Developing Drupal in a development--test--production environment has a lot of advantages. Each developer's work is sandboxed, staging is straightforward, and deployment to live the stuff of Capistrano scripts---especially if you unite the entire ecosystem of separate environments with version control.

However, it can lead to confusion over precisely where your browser's currently pointing at: at best, this can be comical; at worst, it can result in either loss of live content or the logjamming of a staged site with content intended for live. Suddenly a staging environment is out of action until that content can be exported to the live site.
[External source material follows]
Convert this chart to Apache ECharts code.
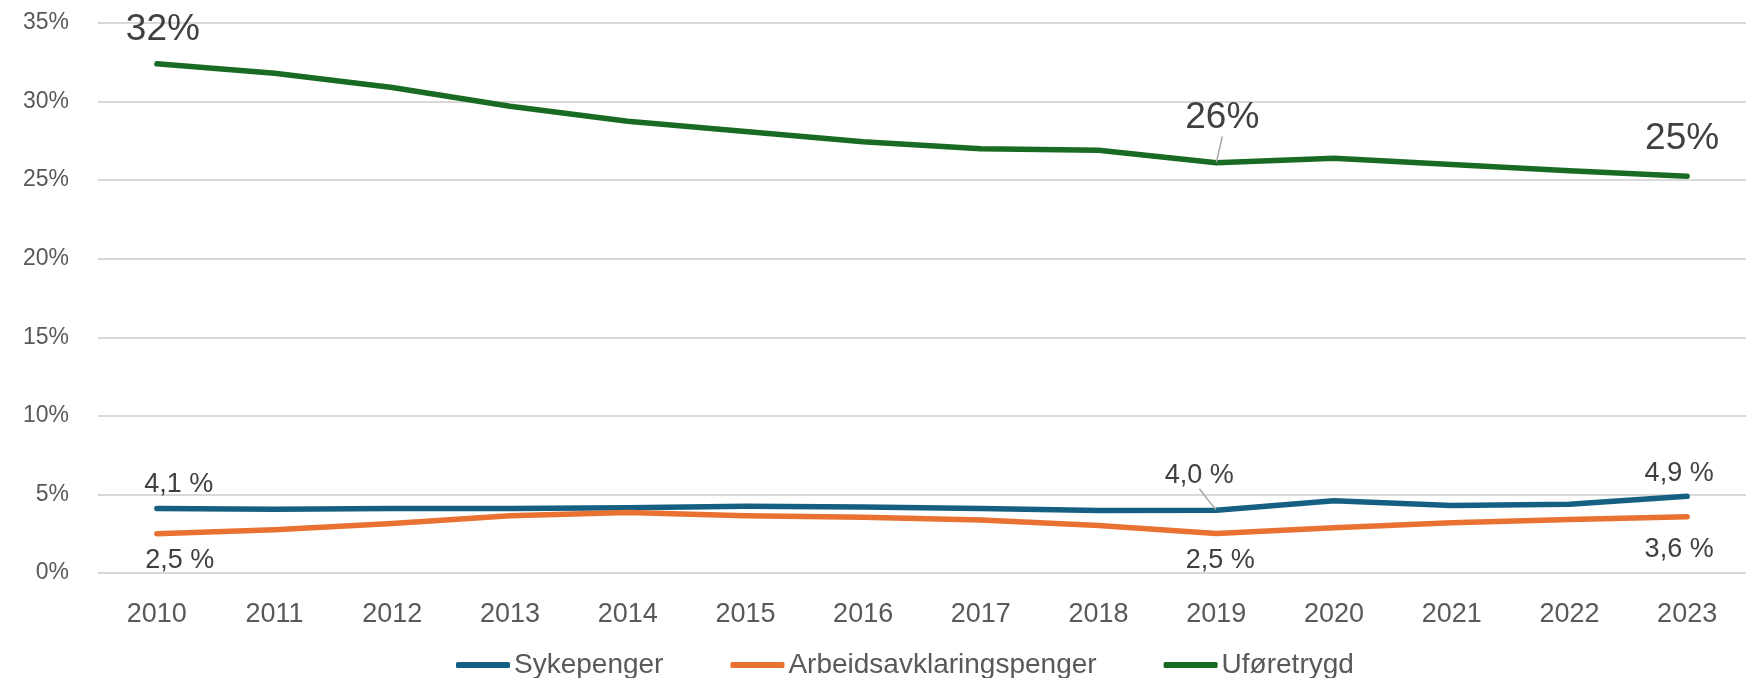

Enter devwatermark β-0.1, a D5 module intended to watermark any non-live sites with a little right-hand banner overlay. When first enabled---you can do this on your live site---it inserts no such banner. However, as you add live domains to its configuration, it begins to work out when it's not on a live site and tags your browser window with the "DEVELOPMENT" banner. Like watermarking your printouts with "DRAFT", or maybe like dogearing a page in a book. If your site has to respond to multiple domains---and if the content is the same then you should really serve up 301s instead---then you can add those extra domains to the configuration as required.

Having devwatermark enabled on live means that when you bring a live database down to a staging site to test the next round of updates, the change in domain will make devwatermark automatically show its banner image. You know instantly when you're in a development---and hence content-volatile---environment. That means that you can also watermark staging sites as non-development too: by adding them to devwatermark's configuration you can confirm to the developers that here's a database environment that they can't wipe and start again.

As I mention above, it's currently only available for Drupal 5, and your theme has to respect hook_footer (most do out of the box.) But please feel free to download it and give it a try.

Inline edit links, but not editing inline

Squaring the circle of simple CMS usability with complex content representations, with a neat low-footprint Drupal module

It's heartwarming, really encouraging to see that Drupal 7 is undergoing a usability review. Drupal's a massively functional CMS, but all the functionality in the world won't help you when the average (for which read: can't write HTML, let alone PHP) CMS user can't discover it. There's a common misconception that usability is the finishing touches you add to an application if you've got time, the icing on the cake; but if your application lays any claim to maturity then its usability is the cake, and all that functionality you were so proud of is, without usability, just eggs and flour.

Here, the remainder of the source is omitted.